* **Available records**
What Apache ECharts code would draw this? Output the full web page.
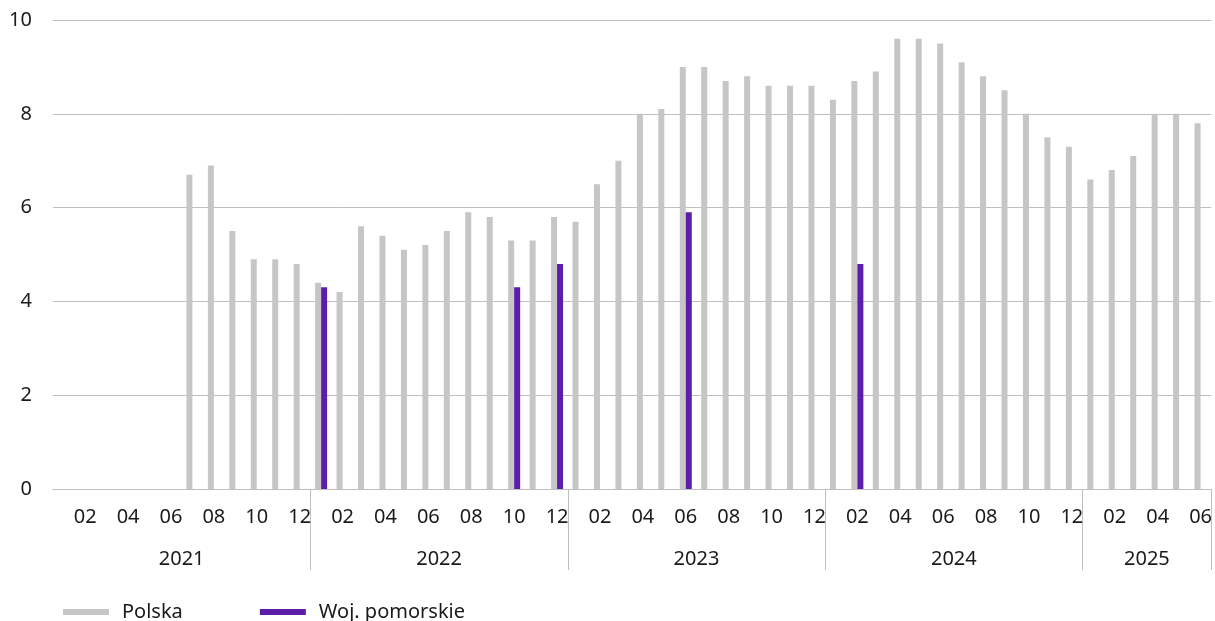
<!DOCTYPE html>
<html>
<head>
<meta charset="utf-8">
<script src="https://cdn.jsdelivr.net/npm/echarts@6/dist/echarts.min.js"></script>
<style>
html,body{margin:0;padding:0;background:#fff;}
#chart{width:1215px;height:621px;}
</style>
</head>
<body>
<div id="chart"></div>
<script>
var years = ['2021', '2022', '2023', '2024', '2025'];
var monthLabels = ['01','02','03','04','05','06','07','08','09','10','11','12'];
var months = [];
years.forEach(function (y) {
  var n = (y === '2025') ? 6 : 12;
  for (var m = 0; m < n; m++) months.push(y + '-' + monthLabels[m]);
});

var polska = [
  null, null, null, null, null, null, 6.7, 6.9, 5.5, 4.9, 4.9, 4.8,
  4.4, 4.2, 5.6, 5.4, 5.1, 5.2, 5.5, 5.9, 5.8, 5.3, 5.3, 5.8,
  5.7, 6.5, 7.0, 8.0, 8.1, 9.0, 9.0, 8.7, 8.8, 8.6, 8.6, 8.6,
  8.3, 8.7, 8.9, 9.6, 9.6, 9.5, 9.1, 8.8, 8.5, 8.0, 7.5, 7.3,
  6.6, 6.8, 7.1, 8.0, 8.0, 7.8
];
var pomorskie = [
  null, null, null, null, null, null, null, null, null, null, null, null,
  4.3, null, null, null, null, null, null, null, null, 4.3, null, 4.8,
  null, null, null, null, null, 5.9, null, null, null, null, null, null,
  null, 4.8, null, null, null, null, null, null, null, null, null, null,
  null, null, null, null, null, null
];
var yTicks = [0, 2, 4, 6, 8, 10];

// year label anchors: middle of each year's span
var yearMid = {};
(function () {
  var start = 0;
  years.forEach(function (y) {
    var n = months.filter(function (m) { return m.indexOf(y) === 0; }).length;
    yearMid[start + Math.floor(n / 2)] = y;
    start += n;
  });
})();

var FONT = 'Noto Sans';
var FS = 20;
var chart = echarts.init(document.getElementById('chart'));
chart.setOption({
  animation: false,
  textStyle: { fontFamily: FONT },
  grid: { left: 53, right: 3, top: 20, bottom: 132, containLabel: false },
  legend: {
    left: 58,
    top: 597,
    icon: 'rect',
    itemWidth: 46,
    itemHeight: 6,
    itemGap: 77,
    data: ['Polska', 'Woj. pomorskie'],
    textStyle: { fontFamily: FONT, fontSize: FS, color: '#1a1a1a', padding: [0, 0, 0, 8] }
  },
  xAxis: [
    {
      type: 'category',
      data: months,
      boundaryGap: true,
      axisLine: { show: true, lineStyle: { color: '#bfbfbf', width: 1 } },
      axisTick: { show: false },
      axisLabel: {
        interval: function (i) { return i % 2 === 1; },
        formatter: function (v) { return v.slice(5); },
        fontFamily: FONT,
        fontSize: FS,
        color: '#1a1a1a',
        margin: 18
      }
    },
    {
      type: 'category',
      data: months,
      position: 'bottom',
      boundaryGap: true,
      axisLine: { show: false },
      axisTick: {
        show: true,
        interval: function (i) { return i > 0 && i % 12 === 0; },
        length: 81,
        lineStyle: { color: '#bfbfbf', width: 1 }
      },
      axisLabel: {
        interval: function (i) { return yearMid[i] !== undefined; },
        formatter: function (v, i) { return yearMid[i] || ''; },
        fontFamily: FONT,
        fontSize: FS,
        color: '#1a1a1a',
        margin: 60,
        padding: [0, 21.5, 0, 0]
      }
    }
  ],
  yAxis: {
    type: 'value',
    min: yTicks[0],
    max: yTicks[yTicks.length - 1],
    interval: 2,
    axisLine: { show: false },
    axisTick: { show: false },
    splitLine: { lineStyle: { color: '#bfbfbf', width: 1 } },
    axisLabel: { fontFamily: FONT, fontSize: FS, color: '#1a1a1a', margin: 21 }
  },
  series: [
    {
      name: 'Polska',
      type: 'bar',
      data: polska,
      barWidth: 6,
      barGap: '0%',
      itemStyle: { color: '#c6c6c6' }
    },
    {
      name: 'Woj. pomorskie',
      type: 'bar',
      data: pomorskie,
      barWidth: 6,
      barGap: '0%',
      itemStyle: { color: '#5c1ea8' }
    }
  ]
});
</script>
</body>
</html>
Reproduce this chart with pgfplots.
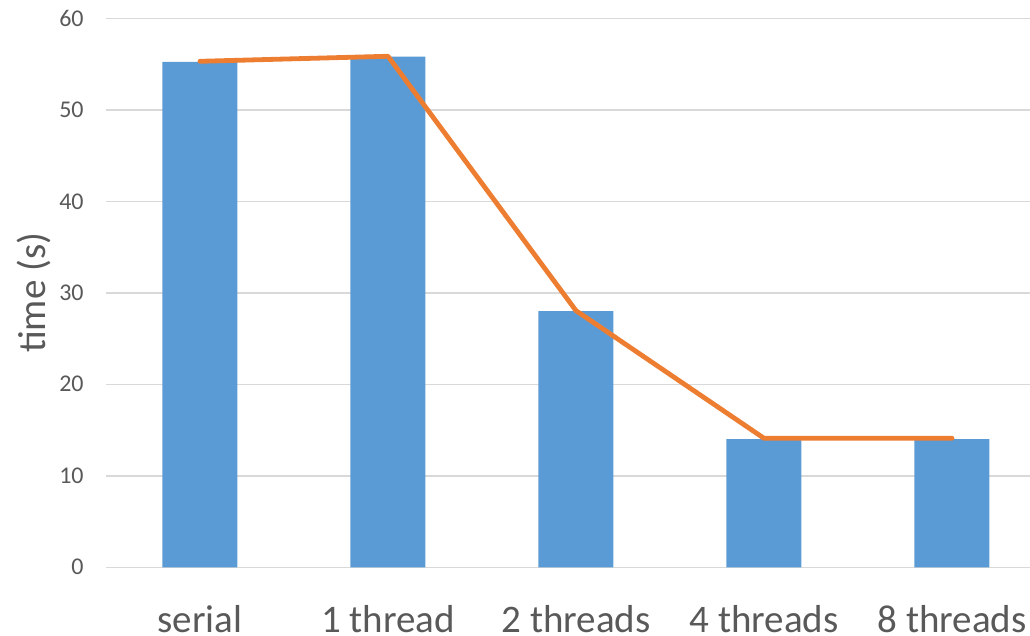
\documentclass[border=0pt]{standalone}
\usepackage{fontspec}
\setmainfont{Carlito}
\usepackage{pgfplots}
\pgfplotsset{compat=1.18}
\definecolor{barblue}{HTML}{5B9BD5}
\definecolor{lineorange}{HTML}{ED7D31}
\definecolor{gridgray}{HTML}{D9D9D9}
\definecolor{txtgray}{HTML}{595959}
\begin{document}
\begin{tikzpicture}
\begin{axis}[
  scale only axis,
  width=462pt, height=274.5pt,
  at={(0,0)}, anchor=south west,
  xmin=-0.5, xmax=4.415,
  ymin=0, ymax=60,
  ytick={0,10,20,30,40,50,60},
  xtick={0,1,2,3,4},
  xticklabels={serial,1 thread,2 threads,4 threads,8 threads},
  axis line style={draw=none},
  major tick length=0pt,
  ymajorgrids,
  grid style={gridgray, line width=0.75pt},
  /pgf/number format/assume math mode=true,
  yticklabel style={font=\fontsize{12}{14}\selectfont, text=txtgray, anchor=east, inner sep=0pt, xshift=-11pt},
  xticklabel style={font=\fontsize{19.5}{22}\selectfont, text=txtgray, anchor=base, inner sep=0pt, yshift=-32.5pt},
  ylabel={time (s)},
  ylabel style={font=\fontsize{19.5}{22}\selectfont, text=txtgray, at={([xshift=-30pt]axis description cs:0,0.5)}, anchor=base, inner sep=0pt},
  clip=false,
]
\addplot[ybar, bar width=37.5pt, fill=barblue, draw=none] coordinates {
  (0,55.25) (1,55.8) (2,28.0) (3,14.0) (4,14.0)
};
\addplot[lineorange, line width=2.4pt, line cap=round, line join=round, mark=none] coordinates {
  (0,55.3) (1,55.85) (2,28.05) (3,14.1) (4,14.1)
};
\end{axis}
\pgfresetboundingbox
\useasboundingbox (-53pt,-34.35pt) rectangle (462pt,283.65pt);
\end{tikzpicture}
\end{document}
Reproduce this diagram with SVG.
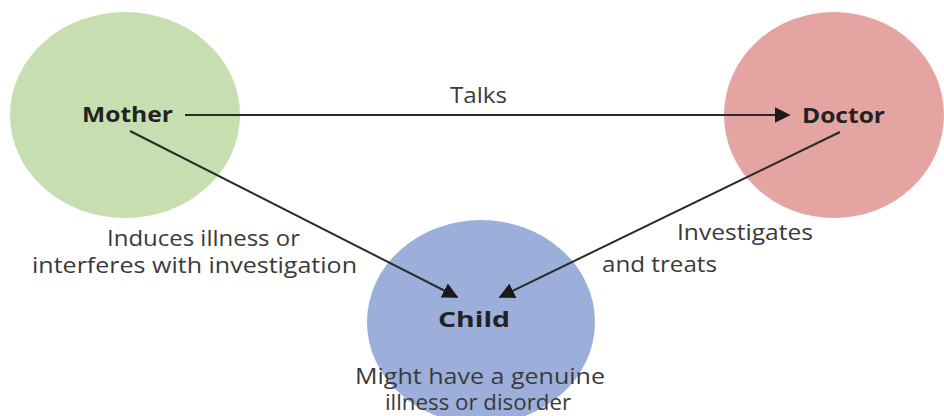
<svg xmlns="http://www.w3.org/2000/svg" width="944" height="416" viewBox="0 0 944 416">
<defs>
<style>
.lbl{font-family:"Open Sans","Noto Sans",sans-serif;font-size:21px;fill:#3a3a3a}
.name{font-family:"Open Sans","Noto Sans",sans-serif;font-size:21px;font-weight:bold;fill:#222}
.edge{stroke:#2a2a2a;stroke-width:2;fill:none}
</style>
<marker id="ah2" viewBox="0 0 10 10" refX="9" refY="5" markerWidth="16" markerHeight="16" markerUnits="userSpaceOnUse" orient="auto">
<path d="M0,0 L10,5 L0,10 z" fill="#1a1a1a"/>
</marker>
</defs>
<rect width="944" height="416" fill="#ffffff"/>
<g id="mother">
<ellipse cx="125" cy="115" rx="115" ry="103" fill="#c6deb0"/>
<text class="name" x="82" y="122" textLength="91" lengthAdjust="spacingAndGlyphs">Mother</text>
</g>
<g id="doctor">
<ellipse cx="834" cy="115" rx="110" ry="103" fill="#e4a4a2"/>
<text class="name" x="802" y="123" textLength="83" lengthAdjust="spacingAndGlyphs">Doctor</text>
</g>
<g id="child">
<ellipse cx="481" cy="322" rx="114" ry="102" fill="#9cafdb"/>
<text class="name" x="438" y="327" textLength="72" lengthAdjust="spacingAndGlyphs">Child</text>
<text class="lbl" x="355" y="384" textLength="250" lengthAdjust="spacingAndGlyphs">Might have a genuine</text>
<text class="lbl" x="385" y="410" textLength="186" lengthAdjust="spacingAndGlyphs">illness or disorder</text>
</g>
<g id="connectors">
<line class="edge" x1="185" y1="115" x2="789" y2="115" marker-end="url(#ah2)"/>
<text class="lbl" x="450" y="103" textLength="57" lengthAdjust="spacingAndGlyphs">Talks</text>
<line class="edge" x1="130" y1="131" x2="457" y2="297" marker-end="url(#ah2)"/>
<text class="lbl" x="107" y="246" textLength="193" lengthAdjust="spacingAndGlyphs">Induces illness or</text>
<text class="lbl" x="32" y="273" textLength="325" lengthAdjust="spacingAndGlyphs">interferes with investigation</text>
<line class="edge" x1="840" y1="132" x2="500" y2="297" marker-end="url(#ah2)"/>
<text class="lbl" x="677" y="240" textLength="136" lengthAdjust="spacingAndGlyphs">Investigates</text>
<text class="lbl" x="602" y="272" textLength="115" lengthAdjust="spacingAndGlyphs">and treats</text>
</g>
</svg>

* **Required task**
Lines that hold the word "with" are the ones to return, every one of them.

* **Result of this task**
Reproduce this chart with pgfplots.
Reproduce this diagram with SVG.
<text class="lbl" x="32" y="273" textLength="325" lengthAdjust="spacingAndGlyphs">interferes with investigation</text>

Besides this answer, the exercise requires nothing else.